At a similar demonstration outside the EU commission on 20 October, one protester held up a placard confronting European Commission vice-president Josep Borrell, who recently provoked a controversy by referring to Europe as a “garden” and the developing world as “jungle”. The protester’s placard read: “Joseph Borrell, don’t forget that African lions live in the jungle.”
On 22 October, millions took part in mass demonstrations held in over 20 cities across different regional states of Ethiopia, according to the Ethiopian News Agency (ENA). “No more proxy war!”, “Disarm TPLF!”, “Stop elongating TPLF’s survival in the guise of negotiation!”, and “Tigrayans are our people and TPLF is our enemy!” were among the common slogans raised at the demonstrations across the country.
“We had a state before the European states, the US and the rest. We had a structured government, religion, language and law. We had never surrendered to colonialism and never allowed foreign powers to run our country,” said renowned Ethiopian actor Debebe Eshetu while addressing the demonstration in Addis Ababa.

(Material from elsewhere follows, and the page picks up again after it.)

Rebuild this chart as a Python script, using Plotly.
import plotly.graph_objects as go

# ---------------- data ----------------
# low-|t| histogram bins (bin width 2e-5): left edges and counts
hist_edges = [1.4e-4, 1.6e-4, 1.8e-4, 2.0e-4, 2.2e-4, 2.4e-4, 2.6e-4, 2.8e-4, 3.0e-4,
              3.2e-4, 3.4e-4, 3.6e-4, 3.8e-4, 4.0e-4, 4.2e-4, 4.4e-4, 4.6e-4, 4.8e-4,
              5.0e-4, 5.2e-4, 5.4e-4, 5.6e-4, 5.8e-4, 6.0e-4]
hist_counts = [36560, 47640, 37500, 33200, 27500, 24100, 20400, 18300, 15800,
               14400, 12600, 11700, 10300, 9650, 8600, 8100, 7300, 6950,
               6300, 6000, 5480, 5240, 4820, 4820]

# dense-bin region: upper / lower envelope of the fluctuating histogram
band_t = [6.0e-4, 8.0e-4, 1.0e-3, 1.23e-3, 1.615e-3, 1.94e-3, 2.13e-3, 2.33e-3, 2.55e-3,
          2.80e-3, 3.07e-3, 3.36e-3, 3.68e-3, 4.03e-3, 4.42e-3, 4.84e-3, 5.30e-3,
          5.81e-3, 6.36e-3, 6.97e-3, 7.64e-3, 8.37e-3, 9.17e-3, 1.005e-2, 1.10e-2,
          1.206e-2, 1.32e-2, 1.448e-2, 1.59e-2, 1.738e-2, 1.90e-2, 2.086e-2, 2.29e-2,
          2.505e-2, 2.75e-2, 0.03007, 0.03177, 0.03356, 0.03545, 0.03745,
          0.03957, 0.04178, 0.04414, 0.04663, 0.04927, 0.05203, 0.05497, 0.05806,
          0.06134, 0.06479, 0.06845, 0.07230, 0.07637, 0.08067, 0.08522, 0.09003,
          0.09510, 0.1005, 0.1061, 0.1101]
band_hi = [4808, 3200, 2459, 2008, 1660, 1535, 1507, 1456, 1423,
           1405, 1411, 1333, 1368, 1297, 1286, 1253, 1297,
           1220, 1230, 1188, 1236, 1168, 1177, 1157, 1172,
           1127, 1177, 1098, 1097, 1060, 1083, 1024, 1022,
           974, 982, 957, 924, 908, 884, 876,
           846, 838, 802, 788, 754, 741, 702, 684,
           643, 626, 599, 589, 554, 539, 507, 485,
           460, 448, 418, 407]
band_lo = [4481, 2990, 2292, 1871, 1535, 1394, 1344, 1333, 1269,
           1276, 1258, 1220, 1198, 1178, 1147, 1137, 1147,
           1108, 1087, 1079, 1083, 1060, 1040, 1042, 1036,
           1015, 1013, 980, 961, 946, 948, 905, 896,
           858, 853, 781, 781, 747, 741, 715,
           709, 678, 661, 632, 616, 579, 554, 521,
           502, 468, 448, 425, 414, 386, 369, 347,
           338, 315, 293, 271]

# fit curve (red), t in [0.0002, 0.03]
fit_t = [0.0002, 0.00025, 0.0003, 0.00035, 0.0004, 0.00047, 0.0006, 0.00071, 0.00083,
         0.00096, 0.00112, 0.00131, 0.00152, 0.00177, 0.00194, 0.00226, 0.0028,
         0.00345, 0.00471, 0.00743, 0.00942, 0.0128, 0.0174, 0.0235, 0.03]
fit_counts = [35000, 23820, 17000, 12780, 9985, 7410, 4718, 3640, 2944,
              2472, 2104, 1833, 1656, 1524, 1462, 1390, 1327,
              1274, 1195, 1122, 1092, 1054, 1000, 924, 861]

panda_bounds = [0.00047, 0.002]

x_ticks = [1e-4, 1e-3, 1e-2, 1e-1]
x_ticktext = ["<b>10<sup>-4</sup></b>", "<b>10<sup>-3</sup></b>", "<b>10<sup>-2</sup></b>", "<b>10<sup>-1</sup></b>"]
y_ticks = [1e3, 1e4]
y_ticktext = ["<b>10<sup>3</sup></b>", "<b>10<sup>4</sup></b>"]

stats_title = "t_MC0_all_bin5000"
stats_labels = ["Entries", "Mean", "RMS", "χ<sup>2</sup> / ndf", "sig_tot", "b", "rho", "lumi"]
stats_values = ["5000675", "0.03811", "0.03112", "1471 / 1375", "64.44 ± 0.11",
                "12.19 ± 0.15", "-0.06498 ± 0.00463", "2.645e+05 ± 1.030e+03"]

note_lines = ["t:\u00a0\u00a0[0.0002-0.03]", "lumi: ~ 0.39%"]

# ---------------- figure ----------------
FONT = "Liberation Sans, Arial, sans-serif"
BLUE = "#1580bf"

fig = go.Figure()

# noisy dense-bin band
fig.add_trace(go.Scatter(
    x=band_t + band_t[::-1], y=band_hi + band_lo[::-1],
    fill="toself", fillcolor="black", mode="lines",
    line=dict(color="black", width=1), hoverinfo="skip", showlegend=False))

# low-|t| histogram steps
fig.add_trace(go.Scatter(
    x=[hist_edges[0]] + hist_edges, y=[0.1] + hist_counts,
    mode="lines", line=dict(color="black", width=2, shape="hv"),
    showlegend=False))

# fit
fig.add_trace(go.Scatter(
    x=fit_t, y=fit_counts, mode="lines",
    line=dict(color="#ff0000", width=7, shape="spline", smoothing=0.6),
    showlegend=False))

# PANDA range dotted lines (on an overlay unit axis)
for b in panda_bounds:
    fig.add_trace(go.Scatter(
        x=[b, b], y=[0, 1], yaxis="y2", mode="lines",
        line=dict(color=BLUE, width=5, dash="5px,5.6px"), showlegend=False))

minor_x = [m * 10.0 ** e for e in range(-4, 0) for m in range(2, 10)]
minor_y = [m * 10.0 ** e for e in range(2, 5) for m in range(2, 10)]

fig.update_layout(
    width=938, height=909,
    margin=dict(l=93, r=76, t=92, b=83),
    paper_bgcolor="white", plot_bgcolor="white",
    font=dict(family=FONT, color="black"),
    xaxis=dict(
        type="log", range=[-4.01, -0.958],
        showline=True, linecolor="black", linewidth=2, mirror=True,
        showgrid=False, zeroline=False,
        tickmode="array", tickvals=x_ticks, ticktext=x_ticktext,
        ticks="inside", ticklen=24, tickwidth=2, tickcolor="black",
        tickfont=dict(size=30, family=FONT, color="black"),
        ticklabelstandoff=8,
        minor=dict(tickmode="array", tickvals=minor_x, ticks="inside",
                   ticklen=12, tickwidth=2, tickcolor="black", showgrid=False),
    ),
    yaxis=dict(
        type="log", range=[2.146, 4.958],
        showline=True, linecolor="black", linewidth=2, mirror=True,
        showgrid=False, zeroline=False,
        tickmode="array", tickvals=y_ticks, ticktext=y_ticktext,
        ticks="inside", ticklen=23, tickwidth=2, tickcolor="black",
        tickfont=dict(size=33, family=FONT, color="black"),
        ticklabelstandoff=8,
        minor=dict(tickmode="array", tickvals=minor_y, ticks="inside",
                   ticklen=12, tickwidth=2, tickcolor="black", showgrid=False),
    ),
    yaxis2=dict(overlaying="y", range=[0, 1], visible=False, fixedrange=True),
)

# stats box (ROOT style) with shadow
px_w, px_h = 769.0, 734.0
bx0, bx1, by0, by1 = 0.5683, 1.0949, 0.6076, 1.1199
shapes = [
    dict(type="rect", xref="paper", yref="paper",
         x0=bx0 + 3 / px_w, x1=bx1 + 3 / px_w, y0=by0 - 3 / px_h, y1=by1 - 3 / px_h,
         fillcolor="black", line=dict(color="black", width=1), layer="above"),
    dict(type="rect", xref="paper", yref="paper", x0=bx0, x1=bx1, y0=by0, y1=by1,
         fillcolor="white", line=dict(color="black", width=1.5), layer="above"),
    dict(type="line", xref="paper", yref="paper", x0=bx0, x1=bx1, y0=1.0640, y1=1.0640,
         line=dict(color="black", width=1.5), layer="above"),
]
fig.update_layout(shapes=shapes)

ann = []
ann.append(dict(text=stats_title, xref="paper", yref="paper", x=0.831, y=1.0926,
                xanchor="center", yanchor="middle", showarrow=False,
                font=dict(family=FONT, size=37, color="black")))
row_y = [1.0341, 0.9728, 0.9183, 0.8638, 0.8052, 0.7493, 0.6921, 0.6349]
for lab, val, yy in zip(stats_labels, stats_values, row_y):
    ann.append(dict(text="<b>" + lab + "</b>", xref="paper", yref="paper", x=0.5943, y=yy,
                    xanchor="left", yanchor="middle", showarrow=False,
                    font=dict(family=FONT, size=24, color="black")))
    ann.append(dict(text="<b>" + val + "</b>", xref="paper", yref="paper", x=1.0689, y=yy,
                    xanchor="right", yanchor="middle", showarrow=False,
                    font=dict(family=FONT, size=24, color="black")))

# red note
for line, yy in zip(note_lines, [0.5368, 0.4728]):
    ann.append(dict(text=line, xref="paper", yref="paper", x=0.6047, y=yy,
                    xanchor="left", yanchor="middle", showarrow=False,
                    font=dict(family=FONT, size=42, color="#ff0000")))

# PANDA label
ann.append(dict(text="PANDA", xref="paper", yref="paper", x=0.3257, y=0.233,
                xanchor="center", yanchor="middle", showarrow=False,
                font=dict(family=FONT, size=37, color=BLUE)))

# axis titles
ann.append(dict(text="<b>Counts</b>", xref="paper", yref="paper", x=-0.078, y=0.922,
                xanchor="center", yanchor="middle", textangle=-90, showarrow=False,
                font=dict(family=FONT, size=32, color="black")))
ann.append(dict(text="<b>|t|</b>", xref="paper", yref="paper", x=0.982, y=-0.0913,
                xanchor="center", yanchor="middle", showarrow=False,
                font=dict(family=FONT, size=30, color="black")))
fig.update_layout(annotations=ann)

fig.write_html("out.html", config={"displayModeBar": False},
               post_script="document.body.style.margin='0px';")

Taking aim at Borrell’s garden and jungle comparison, which was widely condemned as racist, Eshetu said: “Some with a colonial mindset call our part of the world a jungle. We want to remind them about the Victory of Adwa,” referring to Ethiopia’s victory against the invading Italian forces in 1896. “We are the lions in the jungle [whose] roar has silenced a colonial ambition,” he added.